The Future of Construction
How technology will change the way we build
It seems as though everyday companies are releasing new products and technologies that are designed to make out everyday lives a little bit better. You see these improvements at home, in your cars, out in public, as well as at work. The construction industry is no exception to this change. In fact, construction could be at the forefront of the next big step in technology. After all, the construction market is growing bigger everyday, what better place to implement ways to make it faster, easier, and safer.
More and more we are hearing both positive and negative news about current and upcoming technology. One particular piece of technology everyone seems to be paying attention to are drones and UAVs (unmanned aerial vehicles). As drone technology advances we are starting to see more uses for them in positive ways. They can be a cost effective way to survey construction sites, assess damages to cell towers, and engineers are even looking for ways to give these remote controlled aircrafts a roll in the actual construction process itself. This could allow us to avoid putting workers in dangerous situations.
Another tech that is rapidly growing is 3D printing. It was only within the last 5 or so years that these printers have become available to the average consumer, now they are used to create packaging for major companies, phone cases, furniture, jewelry, as well as prosthetics for the health industry.
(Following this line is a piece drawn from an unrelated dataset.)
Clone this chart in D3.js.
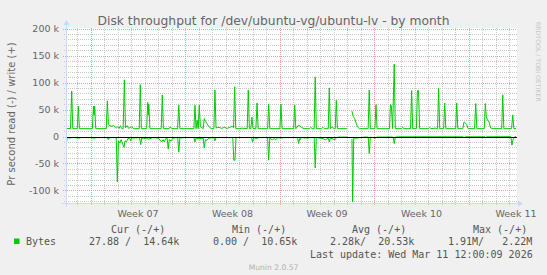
<!DOCTYPE html>
<html><head><meta charset="utf-8">
<script src="https://cdn.jsdelivr.net/npm/d3@7"></script>
<style>html,body{margin:0;padding:0;background:#f0f0f0;} svg{display:block;} text{white-space:pre;}</style>
</head><body><svg id="c" width="547" height="275"></svg>
<script>
// ---- data (days since 2026-02-07 00:00 UTC, value in k bytes/s) ----
const writeK = [
[0.17,15],[0.50,14.5],[0.59,84],[0.67,14.5],[1.00,14.5],[1.08,56],[1.16,14.5],
[2.12,14.5],[2.20,56],[2.25,40],[2.29,56],[2.37,14.5],
[3.15,14.5],[3.23,66],[3.31,22],[3.50,19],[3.70,20],[3.90,16],[4.00,18],[4.10,15],[4.20,20],[4.30,14.5],
[4.40,14.5],[4.49,105],[4.57,16],[4.70,20],[4.80,15],[5.00,18],[5.20,14.5],
[5.59,14.5],[5.67,96],[5.75,14.5],[6.14,14.5],[6.22,63],[6.27,40],[6.30,60],[6.38,14.5],
[6.80,14.5],[7.22,14.5],[7.30,77],[7.38,14.5],[7.80,14.5],[7.90,18],[8.00,14.5],
[8.43,14.5],[8.52,58],[8.60,14.5],
[9.64,14.5],[9.72,58],[9.80,14.5],[9.88,30],[9.96,14.5],[10.04,58],[10.12,18],
[10.33,14.5],[10.41,33],[10.50,28],[10.60,24],[10.70,20],[10.80,18],[10.90,14.5],
[11.12,14.5],[11.20,86],[11.28,16],[11.50,17],[11.70,15],[11.90,17],[12.10,15],[12.30,17],[12.50,19],
[12.58,16],[12.66,92],[12.74,14.5],[13.00,14.5],[13.20,15.5],[13.59,14.5],[13.67,86],[13.75,14.5],
[13.86,14.5],[13.94,36],[14.02,14.5],[14.23,14.5],[14.32,62],[14.40,14.5],
[15.10,14.5],[15.18,60],[15.26,14.5],[16.01,14.5],[16.09,60],[16.17,14.5],
[17.03,14.5],[17.11,58],[17.19,14.5],[17.40,21],[17.60,17],[17.80,14.5],[18.20,14.5],[18.30,17],[18.40,14.5],
[18.55,14.5],[18.63,110],[18.71,14.5],[19.10,14.5],[19.20,17],[19.30,14.5],
[19.59,14.5],[19.67,90],[19.75,14.5],[19.90,18],[20.00,14.5],[20.11,14.5],[20.19,67],[20.27,14.5],
[20.98,14.5],[21.03,null],
[21.35,47],[21.45,37],[21.55,33],[21.75,18],[21.90,14.5],
[22.55,14.5],[22.63,86],[22.71,14.5],[23.05,14.5],[23.13,59],[23.21,14.5],
[24.13,14.5],[24.20,59],[24.27,57],[24.36,14.5],[24.48,134],[24.56,14.5],
[25.00,14.5],[25.10,17],[25.20,14.5],[25.69,14.5],[25.77,85],[25.85,14.5],
[26.12,14.5],[26.20,85],[26.28,85],[26.36,14.5],
[27.00,14.5],[27.10,17],[27.20,14.5],[27.50,15.5],[27.69,14.5],[27.77,89],[27.85,14.5],
[28.14,14.5],[28.22,62],[28.30,14.5],[29.03,14.5],[29.11,62],[29.19,14.5],
[29.56,14.5],[29.65,27],[29.75,25],[29.85,22],[29.95,14.5],
[30.43,14.5],[30.52,61],[30.60,14.5],[31.15,14.5],[31.23,61],[31.30,36],[31.40,30],[31.50,27],[31.62,16],[31.80,14.5],
[32.44,14.5],[32.52,77],[32.60,14.5],[33.17,14.5],[33.26,40],[33.34,14.5],[33.50,14.64]
];
const readK = [
[0.17,13],[0.24,4],[0.32,2],[0.45,3],[0.60,2],[0.80,2],[1.10,3],[1.30,2],[2.00,2],[2.20,3],[2.50,2],
[3.22,2],[3.30,6],[3.38,2],[3.89,2],[3.97,84],[4.05,8],[4.15,12],[4.25,6],[4.38,15],[4.46,20],[4.54,8],
[4.65,10],[4.75,4],[4.88,3],[4.96,8],[5.04,3],[5.62,2],[5.70,15],[5.78,3],[5.90,4],[6.10,3],[6.30,5],[6.60,2],
[7.00,3],[7.25,10],[7.35,6],[7.45,10],[7.55,4],[7.66,3],[7.74,23],[7.82,6],[7.95,8],[8.10,3],
[8.44,2],[8.52,29],[8.60,3],[8.90,2],[9.20,2],[9.64,2],[9.72,10],[9.80,3],[9.95,4],
[10.33,3],[10.41,21],[10.49,6],[10.60,7],[10.75,3],[11.12,2],[11.20,8],[11.28,2],[11.70,2],[12.00,2],
[12.52,2],[12.60,44],[12.68,44],[12.76,2],[13.20,2],[13.91,2],[13.99,10],[14.07,2],[14.30,4],[14.40,2],
[15.10,2],[15.18,44],[15.26,3],[15.45,6],[15.60,4],[15.70,6],[15.85,2],[16.10,3],[16.30,2],[17.00,2],
[17.32,2],[17.40,13],[17.48,4],[17.52,6],[17.60,2],[18.10,3],[18.20,2],
[18.55,2],[18.63,58],[18.71,2],[19.20,4],[19.40,6],[19.59,3],[19.67,10],[19.75,3],[20.10,6],[20.20,2],[20.40,1],
[20.98,1],[21.03,null],
[21.35,5],[21.40,121],[21.48,3],[21.70,3],[22.00,2],[22.30,1],[22.55,1],[22.63,31],[22.71,1],
[23.10,3],[23.20,1],[24.40,1],[24.48,13],[24.56,1],[25.00,0.5],
[29.60,0.5],[29.65,2],[29.75,0.5],[31.20,0.5],[31.25,2],[31.35,0.5],
[33.12,0.3],[33.20,16],[33.28,6],[33.40,0.5],[33.50,0.03]
];
const yTicksMajor = [-100,-50,0,50,100,150,200];
const weekStarts = ["2026-02-09","2026-02-16","2026-02-23","2026-03-02","2026-03-09"];
const weekLabels = ["Week 07","Week 08","Week 09","Week 10","Week 11"];
const legendHeaders = ["Cur (-/+)","Min (-/+)","Avg (-/+)","Max (-/+)"];
const legendValues = ["27.88 /  14.64k","0.00 /  10.65k","2.28k/  20.53k","1.91M/   2.22M"];
const seriesName = "Bytes";
const titleText = "Disk throughput for /dev/ubuntu-vg/ubuntu-lv - by month";
const yTitle = "Pr second read (-) / write (+)";
const lastUpdate = "Last update: Wed Mar 11 12:00:09 2026";
const footer = "Munin 2.0.57";
const watermark = "RRDTOOL / TOBI OETIKER";

// ---- layout ----
const L = 66, R = 517, T = 28, B = 203;
const base = Date.UTC(2026,1,7);
const dayToDate = d => new Date(base + d*864e5);
const x = d3.scaleUtc().domain([new Date(Date.UTC(2026,1,7,4)), new Date(Date.UTC(2026,2,12,13,48))]).range([L,R]);
const y = d3.scaleLinear().domain([-123.15, 200.93]).range([B,T]);

const svg = d3.select("#c");
svg.append("rect").attr("width",547).attr("height",275).attr("fill","#f0f0f0");
svg.append("rect").attr("x",L).attr("y",T).attr("width",R-L).attr("height",B-T).attr("fill","#ffffff");

const g = svg.append("g");
const px = v => Math.round(v)+0.5;
// minor horizontal grid
d3.range(-120,201,10).filter(v=>v%50!==0).forEach(v=>{
  g.append("line").attr("x1",L-2).attr("x2",R).attr("y1",px(y(v))).attr("y2",px(y(v)))
   .attr("stroke","#c8c8c8").attr("stroke-dasharray","1,1");
});
// minor vertical grid (days)
d3.utcDay.range(x.domain()[0], x.domain()[1]).forEach(d=>{
  if (d.getUTCDay()===1) return;
  g.append("line").attr("x1",px(x(d))).attr("x2",px(x(d))).attr("y1",T).attr("y2",B+2)
   .attr("stroke","#c8c8c8").attr("stroke-dasharray","1,1");
});
// major horizontal
yTicksMajor.forEach(v=>{
  g.append("line").attr("x1",L-3).attr("x2",R).attr("y1",px(y(v))).attr("y2",px(y(v)))
   .attr("stroke","#f0a0a0").attr("stroke-dasharray","1,1");
});
// major vertical
weekStarts.forEach(s=>{
  const d = new Date(s+"T00:00:00Z");
  g.append("line").attr("x1",px(x(d))).attr("x2",px(x(d))).attr("y1",T).attr("y2",B+3)
   .attr("stroke","#f0a0a0").attr("stroke-dasharray","1,1");
});

// y tick labels
yTicksMajor.forEach(v=>{
  svg.append("text").attr("x",59).attr("y",y(v)+3.5).attr("text-anchor","end")
    .attr("font-family","DejaVu Sans").attr("font-size",9.5).attr("fill","#666")
    .text(v===0?"0":v+" k");
});
// week labels
weekStarts.forEach((s,i)=>{
  const d0 = new Date(s+"T00:00:00Z");
  const mid = new Date(d0.getTime()+3.5*864e5);
  svg.append("text").attr("x",x(mid)).attr("y",216.5).attr("text-anchor","middle")
    .attr("font-family","DejaVu Sans").attr("font-size",9.5).attr("fill","#666")
    .text(weekLabels[i]);
});

// data lines
const line = d3.line().defined(d=>d[1]!==null).x(d=>x(dayToDate(d[0]))).y(d=>y(d[1]));
const clip = svg.append("clipPath").attr("id","pc").append("rect").attr("x",L).attr("y",T).attr("width",R-L).attr("height",B-T);
svg.append("path").datum(readK.map(d=>[d[0], d[1]===null?null:-d[1]])).attr("d",line)
  .attr("fill","none").attr("stroke","#00cc00").attr("stroke-width",1).attr("clip-path","url(#pc)");
svg.append("path").datum(writeK).attr("d",line)
  .attr("fill","none").attr("stroke","#00cc00").attr("stroke-width",1).attr("clip-path","url(#pc)");
// zero line
svg.append("line").attr("x1",L).attr("x2",R).attr("y1",px(y(0))-0.5+0.5).attr("y2",px(y(0)))
  .attr("stroke","#000").attr("stroke-width",1);

// axes
svg.append("line").attr("x1",L-4).attr("x2",R+2).attr("y1",px(B)).attr("y2",px(B)).attr("stroke","#cfd6f8");
svg.append("line").attr("x1",px(L)).attr("x2",px(L)).attr("y1",B+4).attr("y2",T-3).attr("stroke","#cfd6f8");
svg.append("path").attr("d",`M${R+1},${B-2.5}L${R+6},${B+0.5}L${R+1},${B+3.5}Z`).attr("fill","#cfd6f8");
svg.append("path").attr("d",`M${L-2.5},${T-3}L${L+0.5},${T-8}L${L+3.5},${T-3}Z`).attr("fill","#cfd6f8");

// title
svg.append("text").attr("x",273.5).attr("y",25).attr("text-anchor","middle")
  .attr("font-family","DejaVu Sans").attr("font-size",12.3).attr("fill","#666").text(titleText);
// y title
svg.append("text").attr("transform","translate(14.5,114) rotate(-90)").attr("text-anchor","middle")
  .attr("font-family","DejaVu Sans").attr("font-size",10).attr("fill","#666").text(yTitle);
// watermark
svg.append("text").attr("transform","translate(535.5,22) rotate(90)").attr("text-anchor","start")
  .attr("font-family","DejaVu Sans").attr("font-size",6.2).attr("fill","#c8c8c8").text(watermark);

// legend
const mono = {"font-family":"DejaVu Sans Mono","font-size":10,"fill":"#555"};
function t(xx,yy,s,anchor){
  const e = svg.append("text").attr("x",xx).attr("y",yy).attr("text-anchor",anchor||"start").text(s);
  Object.entries(mono).forEach(([k,v])=>e.attr(k,v));
  return e;
}
const hx = [111,232,352,473], vx = [89,213,330,448];
legendHeaders.forEach((h,i)=>t(hx[i],232.5,h));
svg.append("rect").attr("x",14).attr("y",238.5).attr("width",5.5).attr("height",5.5).attr("fill","#00cc00");
t(26,245,seriesName);
legendValues.forEach((v,i)=>t(vx[i],245,v));
t(532.7,258,lastUpdate,"end");
svg.append("text").attr("x",273.5).attr("y",270).attr("text-anchor","middle")
  .attr("font-family","DejaVu Sans").attr("font-size",7.6).attr("fill","#b0b0b0").text(footer);
</script></body></html>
The basic idea behind this technology is a machine that has the ability to lay out individual layers of a material, usually plastic or metal, until an entire object is created. The construction industry has taken this to the next level. Around the world we are seeing a number of large-scale 3D printers with the capability to build concrete houses, apartment complexes, and bridges. Most appear to print out large portions of the structures that would need to be assembled on location.
Not all advancements in technology are as game changing or revolutionary as drones or 3D printers. For every huge advancement in the market place we see hundreds of smaller and subtler ones. Some of which you might not even realize play a roll in your life. An example of this is the new computer systems that are being installed in a lot of new construction trucks. These systems help manage the engines performance, which allows less gas consumption, monitors payload weight and placement, and also analyzes the road conditions, keeping the driver, the haul, and all surrounding workers safe.
We see these subtle changes in the tools and materials we use everyday. The batteries on our cordless drills and saws are getting lighter and lasting longer, paper based floor protection products such as Builder Board and Water Shield have the ability to repel liquids, saving both money and time, work clothes are becoming lighter, more durable, and address more of the needs of our workers. One of the biggest safety features is the skin sensing saw blade. Essentially it’s a table saw that retracts its blade within a millisecond of skin being in contact with it, saving limbs and lives. You might not even realize your table saw has this feature, and the best way to find out is to read the manual, and NOT to “give it a try”.
Whether we like it or not, it looks like technology is going to change the way we work. Hopefully it’s all for the better.